» **MATERIAL**:
⟨

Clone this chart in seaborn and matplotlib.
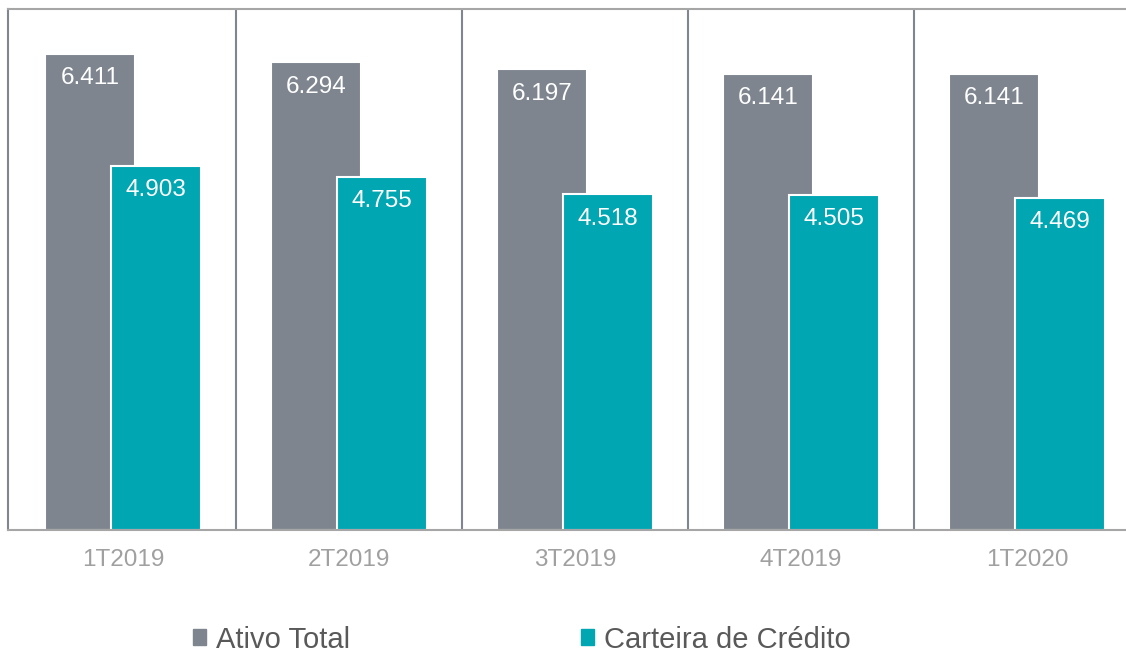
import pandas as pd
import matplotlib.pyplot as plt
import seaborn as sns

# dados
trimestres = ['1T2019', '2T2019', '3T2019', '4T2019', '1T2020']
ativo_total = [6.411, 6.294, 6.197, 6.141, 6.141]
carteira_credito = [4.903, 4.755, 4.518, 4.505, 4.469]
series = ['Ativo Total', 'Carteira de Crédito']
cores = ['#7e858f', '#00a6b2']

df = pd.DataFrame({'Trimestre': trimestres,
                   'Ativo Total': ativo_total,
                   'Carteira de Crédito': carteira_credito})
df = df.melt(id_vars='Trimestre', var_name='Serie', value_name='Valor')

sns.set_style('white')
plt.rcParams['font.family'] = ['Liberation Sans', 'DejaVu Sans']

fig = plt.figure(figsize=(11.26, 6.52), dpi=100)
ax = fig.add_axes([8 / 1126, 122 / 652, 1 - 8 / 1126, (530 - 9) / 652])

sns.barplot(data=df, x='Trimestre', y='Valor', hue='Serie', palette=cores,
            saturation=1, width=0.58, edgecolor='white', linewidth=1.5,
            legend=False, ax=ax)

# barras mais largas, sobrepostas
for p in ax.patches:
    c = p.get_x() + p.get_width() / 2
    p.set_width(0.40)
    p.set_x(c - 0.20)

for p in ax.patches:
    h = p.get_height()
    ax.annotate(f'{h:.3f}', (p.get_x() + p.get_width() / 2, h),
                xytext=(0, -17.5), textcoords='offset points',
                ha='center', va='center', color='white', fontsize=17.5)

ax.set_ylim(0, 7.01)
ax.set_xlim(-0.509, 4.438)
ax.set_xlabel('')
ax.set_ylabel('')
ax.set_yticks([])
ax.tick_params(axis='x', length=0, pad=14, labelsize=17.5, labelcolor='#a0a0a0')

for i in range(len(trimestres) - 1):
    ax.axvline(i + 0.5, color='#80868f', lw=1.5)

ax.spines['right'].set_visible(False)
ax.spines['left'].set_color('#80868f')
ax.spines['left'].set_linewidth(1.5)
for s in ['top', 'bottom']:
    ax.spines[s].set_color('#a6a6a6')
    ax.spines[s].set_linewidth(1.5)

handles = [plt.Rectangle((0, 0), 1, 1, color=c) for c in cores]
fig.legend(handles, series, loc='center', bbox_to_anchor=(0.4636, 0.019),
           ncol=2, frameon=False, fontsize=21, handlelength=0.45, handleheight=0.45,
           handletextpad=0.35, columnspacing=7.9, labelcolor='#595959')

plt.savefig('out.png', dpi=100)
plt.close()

⟩

» **INSTRUCTIONS TO FOLLOW**: Set down again, exactly, the lines of the material above from its first line to the one with "ax.spines[s].set_linewidth(1.5)", inclusive. Leave the pictures out.

» **RESULT FOR THIS TASK**:
Clone this chart in seaborn and matplotlib.
import pandas as pd
import matplotlib.pyplot as plt
import seaborn as sns

# dados
trimestres = ['1T2019', '2T2019', '3T2019', '4T2019', '1T2020']
ativo_total = [6.411, 6.294, 6.197, 6.141, 6.141]
carteira_credito = [4.903, 4.755, 4.518, 4.505, 4.469]
series = ['Ativo Total', 'Carteira de Crédito']
cores = ['#7e858f', '#00a6b2']

df = pd.DataFrame({'Trimestre': trimestres,
                   'Ativo Total': ativo_total,
                   'Carteira de Crédito': carteira_credito})
df = df.melt(id_vars='Trimestre', var_name='Serie', value_name='Valor')

sns.set_style('white')
plt.rcParams['font.family'] = ['Liberation Sans', 'DejaVu Sans']

fig = plt.figure(figsize=(11.26, 6.52), dpi=100)
ax = fig.add_axes([8 / 1126, 122 / 652, 1 - 8 / 1126, (530 - 9) / 652])

sns.barplot(data=df, x='Trimestre', y='Valor', hue='Serie', palette=cores,
            saturation=1, width=0.58, edgecolor='white', linewidth=1.5,
            legend=False, ax=ax)

# barras mais largas, sobrepostas
for p in ax.patches:
    c = p.get_x() + p.get_width() / 2
    p.set_width(0.40)
    p.set_x(c - 0.20)

for p in ax.patches:
    h = p.get_height()
    ax.annotate(f'{h:.3f}', (p.get_x() + p.get_width() / 2, h),
                xytext=(0, -17.5), textcoords='offset points',
                ha='center', va='center', color='white', fontsize=17.5)

ax.set_ylim(0, 7.01)
ax.set_xlim(-0.509, 4.438)
ax.set_xlabel('')
ax.set_ylabel('')
ax.set_yticks([])
ax.tick_params(axis='x', length=0, pad=14, labelsize=17.5, labelcolor='#a0a0a0')

for i in range(len(trimestres) - 1):
    ax.axvline(i + 0.5, color='#80868f', lw=1.5)

ax.spines['right'].set_visible(False)
ax.spines['left'].set_color('#80868f')
ax.spines['left'].set_linewidth(1.5)
for s in ['top', 'bottom']:
    ax.spines[s].set_color('#a6a6a6')
    ax.spines[s].set_linewidth(1.5)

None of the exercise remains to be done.